ANTONIO PELAYO. RÍO DE JANEIRO | Eran exactamente las 19:38 de la tarde hora local (las 00:38 en Roma) cuando el Airbus A330 de Alitalia despegó del aeropuerto Antonio Carlos Jobim de Río de Janeiro. Punto final de una visita intensa, esperanzadora, pero que ha exigido al anciano de 76 años que es Jorge Mario Bergoglio un nada desdeñable esfuerzo físico, según todos los indicios, muy bien soportado.
En la ceremonia de despedida estaba prevista la presencia de la presidenta de Brasil, Dilma Rousseff, pero a última hora no fue así, ya que tuvo que regresar a la capital, Brasilia, para hacer frente a un rebrote de tensiones sociales en São Paulo y otras ciudades. Había asistido por la mañana a la Eucaristía (a la que se habían sumado, no se sabe muy bien por qué, la presidenta argentina, Cristina Fernández de Kirchner; el presidente de Bolivia, Evo Morales; y el de Surinam), pero delegó en el vicepresidente de la República, Michel Temer, para representarla en este acto final.
En el intercambio de discursos, el número dos de la República Federal brasileña resaltó que el Papa se había ganado el afecto de todos sus conciudadanos por su “moderación, equilibrio y tolerancia”, y, entre sonrisas, le dijo que en su próxima visita –prevista para el 2017, con ocasión del tercer centenario del descubrimiento de la estatua de la Virgen de Aparecida– no tendría necesidad de llamar a las puertas de los hogares de Brasil, porque estaban ya todas abiertas desde ahora.

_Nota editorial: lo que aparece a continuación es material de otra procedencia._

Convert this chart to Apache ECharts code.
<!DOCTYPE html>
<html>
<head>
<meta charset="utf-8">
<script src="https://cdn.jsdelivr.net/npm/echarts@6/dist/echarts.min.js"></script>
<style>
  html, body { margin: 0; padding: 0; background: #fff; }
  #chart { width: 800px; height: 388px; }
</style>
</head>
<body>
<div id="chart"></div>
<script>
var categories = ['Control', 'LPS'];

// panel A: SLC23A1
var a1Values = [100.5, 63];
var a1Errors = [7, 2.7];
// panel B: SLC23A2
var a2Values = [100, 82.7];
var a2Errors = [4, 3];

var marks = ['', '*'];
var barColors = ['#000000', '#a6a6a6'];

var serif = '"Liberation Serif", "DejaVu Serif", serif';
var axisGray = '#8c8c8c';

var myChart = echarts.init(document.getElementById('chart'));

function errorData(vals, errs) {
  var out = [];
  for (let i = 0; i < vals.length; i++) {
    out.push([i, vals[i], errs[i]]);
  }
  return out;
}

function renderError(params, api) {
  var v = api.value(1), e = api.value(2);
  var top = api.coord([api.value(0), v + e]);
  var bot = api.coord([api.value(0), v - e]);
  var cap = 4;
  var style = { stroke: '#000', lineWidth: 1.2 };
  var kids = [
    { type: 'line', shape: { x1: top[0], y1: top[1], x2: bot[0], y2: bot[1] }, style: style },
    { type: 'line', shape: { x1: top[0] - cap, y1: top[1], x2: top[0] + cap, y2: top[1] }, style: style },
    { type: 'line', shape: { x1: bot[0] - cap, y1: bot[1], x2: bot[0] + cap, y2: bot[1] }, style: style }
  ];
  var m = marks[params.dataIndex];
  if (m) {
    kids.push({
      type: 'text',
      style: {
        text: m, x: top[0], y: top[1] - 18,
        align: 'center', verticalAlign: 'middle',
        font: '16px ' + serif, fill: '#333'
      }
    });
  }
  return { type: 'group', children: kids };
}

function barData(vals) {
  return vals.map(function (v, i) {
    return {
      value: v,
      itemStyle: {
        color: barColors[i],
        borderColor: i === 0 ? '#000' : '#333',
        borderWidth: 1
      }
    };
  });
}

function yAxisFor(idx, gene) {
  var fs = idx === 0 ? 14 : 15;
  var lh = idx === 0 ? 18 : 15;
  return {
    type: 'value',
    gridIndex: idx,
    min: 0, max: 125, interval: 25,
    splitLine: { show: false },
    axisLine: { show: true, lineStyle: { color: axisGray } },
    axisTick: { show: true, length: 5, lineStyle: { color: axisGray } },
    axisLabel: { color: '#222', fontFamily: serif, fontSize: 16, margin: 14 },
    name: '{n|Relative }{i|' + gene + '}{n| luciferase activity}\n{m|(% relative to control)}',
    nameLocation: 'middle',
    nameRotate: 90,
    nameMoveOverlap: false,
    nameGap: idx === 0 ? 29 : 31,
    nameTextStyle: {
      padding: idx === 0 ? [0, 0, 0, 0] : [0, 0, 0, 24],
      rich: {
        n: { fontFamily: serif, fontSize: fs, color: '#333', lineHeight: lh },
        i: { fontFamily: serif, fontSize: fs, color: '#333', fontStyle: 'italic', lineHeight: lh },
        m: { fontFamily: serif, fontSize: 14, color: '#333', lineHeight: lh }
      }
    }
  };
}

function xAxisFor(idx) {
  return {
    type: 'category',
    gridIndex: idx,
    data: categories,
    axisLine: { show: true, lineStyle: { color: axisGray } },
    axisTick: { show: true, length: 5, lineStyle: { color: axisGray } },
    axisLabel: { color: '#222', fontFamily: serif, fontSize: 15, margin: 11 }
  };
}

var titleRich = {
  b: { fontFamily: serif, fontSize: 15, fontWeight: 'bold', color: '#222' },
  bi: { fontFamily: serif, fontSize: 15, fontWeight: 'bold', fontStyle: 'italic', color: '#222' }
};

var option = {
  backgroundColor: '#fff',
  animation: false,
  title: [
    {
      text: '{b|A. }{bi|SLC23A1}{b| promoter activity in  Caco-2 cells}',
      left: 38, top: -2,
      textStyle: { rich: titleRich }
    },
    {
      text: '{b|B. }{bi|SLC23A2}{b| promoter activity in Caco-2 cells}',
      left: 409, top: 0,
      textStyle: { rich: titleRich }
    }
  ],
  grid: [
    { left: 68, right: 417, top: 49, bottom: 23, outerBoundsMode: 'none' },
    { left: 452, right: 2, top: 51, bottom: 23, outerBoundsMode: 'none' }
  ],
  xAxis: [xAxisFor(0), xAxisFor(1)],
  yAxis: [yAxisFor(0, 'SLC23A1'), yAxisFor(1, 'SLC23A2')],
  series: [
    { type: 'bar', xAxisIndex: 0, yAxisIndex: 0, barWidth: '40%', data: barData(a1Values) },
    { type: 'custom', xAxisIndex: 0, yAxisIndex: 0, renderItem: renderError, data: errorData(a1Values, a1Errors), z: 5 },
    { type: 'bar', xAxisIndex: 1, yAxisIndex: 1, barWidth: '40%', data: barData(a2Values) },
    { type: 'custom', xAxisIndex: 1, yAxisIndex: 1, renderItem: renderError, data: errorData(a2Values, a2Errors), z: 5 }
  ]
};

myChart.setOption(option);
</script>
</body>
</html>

Francisco utilizó más de una docena de veces la palabra saudade como expresión de los sentimientos que le embargaban al abandonar Brasil, “un pueblo tan grande y de tan gran corazón”. “Saudade –añadió– por la sonrisa abierta y sincera que vi en tantas personas; saudade por la esperanza de los jóvenes del Hospital San Francisco, saudade por la fe y la alegría en medio de las dificultades durante mi visita a los habitantes de la favela de Varginha; comienzo ya en este momento a sentir saudade”.

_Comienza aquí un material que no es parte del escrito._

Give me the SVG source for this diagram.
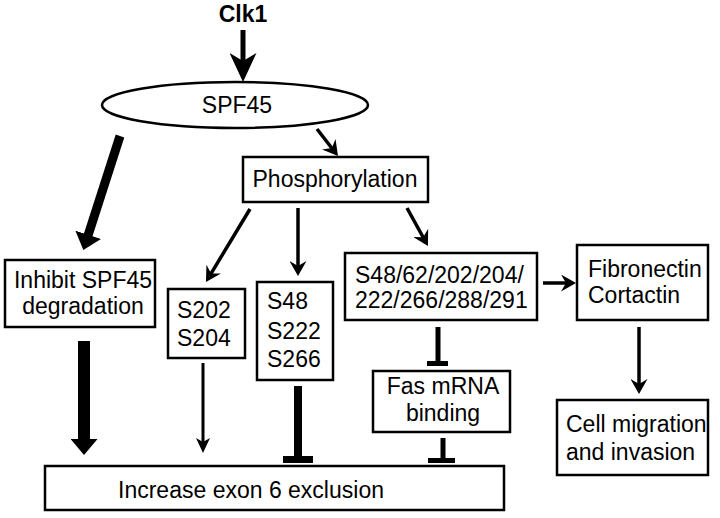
<svg xmlns="http://www.w3.org/2000/svg" width="720" height="518" viewBox="0 0 720 518">
<style>
  .box{fill:#fff;stroke:#000;stroke-width:2.5}
  .t{font-family:"Liberation Sans",Arial,sans-serif;font-size:23px;fill:#000}
  .c{text-anchor:middle}
  .ln{stroke:#000;fill:none;stroke-linecap:butt}
</style>
<defs>
  <marker id="hm" viewBox="0 0 15 17" markerWidth="15" markerHeight="17" refX="7" refY="8.5" orient="auto" markerUnits="userSpaceOnUse"><path d="M0,0 L15,8.5 L0,17 L5,8.5 z" fill="#000"/></marker>
  <marker id="hl" viewBox="0 0 29 27" markerWidth="29" markerHeight="27" refX="10" refY="13.5" orient="auto" markerUnits="userSpaceOnUse"><path d="M0,0 L29,13.5 L0,27 L8,13.5 z" fill="#000"/></marker>
  <marker id="ht" viewBox="0 0 16 27" markerWidth="16" markerHeight="27" refX="4" refY="13.5" orient="auto" markerUnits="userSpaceOnUse"><path d="M0,0 L16,13.5 L0,27 z" fill="#000"/></marker>
  <marker id="hs" viewBox="0 0 15 14" markerWidth="15" markerHeight="14" refX="5" refY="7" orient="auto" markerUnits="userSpaceOnUse"><path d="M0,0 L15,7 L0,14 L4,7 z" fill="#000"/></marker>
</defs>

<g id="connectors">
  <line class="ln" x1="243" y1="30" x2="243" y2="63" stroke-width="5" marker-end="url(#hl)"/>
  <line class="ln" x1="317" y1="129" x2="333.1" y2="149.7" stroke-width="3.5" marker-end="url(#hm)"/>
  <line class="ln" x1="120" y1="136" x2="87" y2="238.6" stroke-width="9" marker-end="url(#ht)"/>
  <line class="ln" x1="250" y1="209" x2="210.1" y2="275.1" stroke-width="3.5" marker-end="url(#hm)"/>
  <line class="ln" x1="298" y1="208" x2="298" y2="268" stroke-width="3.5" marker-end="url(#hm)"/>
  <line class="ln" x1="407" y1="208" x2="424.1" y2="239" stroke-width="3.5" marker-end="url(#hm)"/>
  <line class="ln" x1="543" y1="283" x2="568" y2="283" stroke-width="3.5" marker-end="url(#hm)"/>
  <line class="ln" x1="639" y1="327" x2="639" y2="386" stroke-width="3.5" marker-end="url(#hm)"/>
  <line class="ln" x1="84" y1="341" x2="84" y2="443" stroke-width="12" marker-end="url(#ht)"/>
  <line class="ln" x1="203" y1="363" x2="203" y2="443" stroke-width="3" marker-end="url(#hs)"/>
  <line class="ln" x1="298" y1="386" x2="298" y2="457" stroke-width="8"/>
  <rect x="283" y="456" width="30" height="7" fill="#000"/>
  <line class="ln" x1="438" y1="327" x2="438" y2="362" stroke-width="5"/>
  <rect x="427" y="361" width="21" height="5" fill="#000"/>
  <line class="ln" x1="443" y1="438" x2="443" y2="459" stroke-width="5"/>
  <rect x="428" y="458" width="27" height="5" fill="#000"/>
</g>

<g id="clk1"><text class="t c" x="243" y="22" font-weight="bold" font-size="22">Clk1</text></g>
<g id="spf45"><ellipse cx="235" cy="105" rx="133" ry="23" class="box"/><text class="t c" x="237" y="113">SPF45</text></g>
<g id="phosphorylation"><rect class="box" x="243" y="157" width="185" height="45"/><text class="t c" x="335" y="187">Phosphorylation</text></g>
<g id="inhibit"><rect class="box" x="5" y="260" width="150" height="67"/><text class="t c" x="83" y="288">Inhibit SPF45</text><text class="t c" x="83" y="314">degradation</text></g>
<g id="s202"><rect class="box" x="168" y="289" width="77" height="69"/><text class="t" x="177" y="318">S202</text><text class="t" x="177" y="346">S204</text></g>
<g id="s48"><rect class="box" x="257" y="282" width="76" height="98"/><text class="t" x="267" y="309">S48</text><text class="t" x="267" y="339">S222</text><text class="t" x="267" y="367">S266</text></g>
<g id="s48multi"><rect class="box" x="345" y="253" width="192" height="67"/><text class="t" x="355" y="283">S48/62/202/204/</text><text class="t" x="355" y="308">222/266/288/291</text></g>
<g id="fibronectin"><rect class="box" x="577" y="245" width="131" height="75"/><text class="t" x="588" y="277">Fibronectin</text><text class="t" x="588" y="303">Cortactin</text></g>
<g id="fas"><rect class="box" x="373" y="371" width="137" height="61"/><text class="t c" x="443" y="394">Fas mRNA</text><text class="t c" x="443" y="421">binding</text></g>
<g id="cell"><rect class="box" x="557" y="400" width="151" height="75"/><text class="t" x="566" y="432">Cell migration</text><text class="t" x="566" y="460">and invasion</text></g>
<g id="increase"><rect class="box" x="45" y="466" width="459" height="44"/><text class="t c" x="251" y="498">Increase exon 6 exclusion</text></g>
</svg>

Para finalizar el acto, una familia numerosa salió al estrado para entregar al huésped que estaba a punto de embarcarse en el avión un gran ramo de flores. Hubo, una vez más, un cierto caos en torno al coche donde viajaba el Papa hasta el lugar donde estaba aparcado su avión, pero sin mayores consecuencias. Abrazos muy expresivos a los obispos presentes y, desde luego, una cierta nostalgia en la mirada de un Papa que puede decirse a sí mismo: misión cumplida.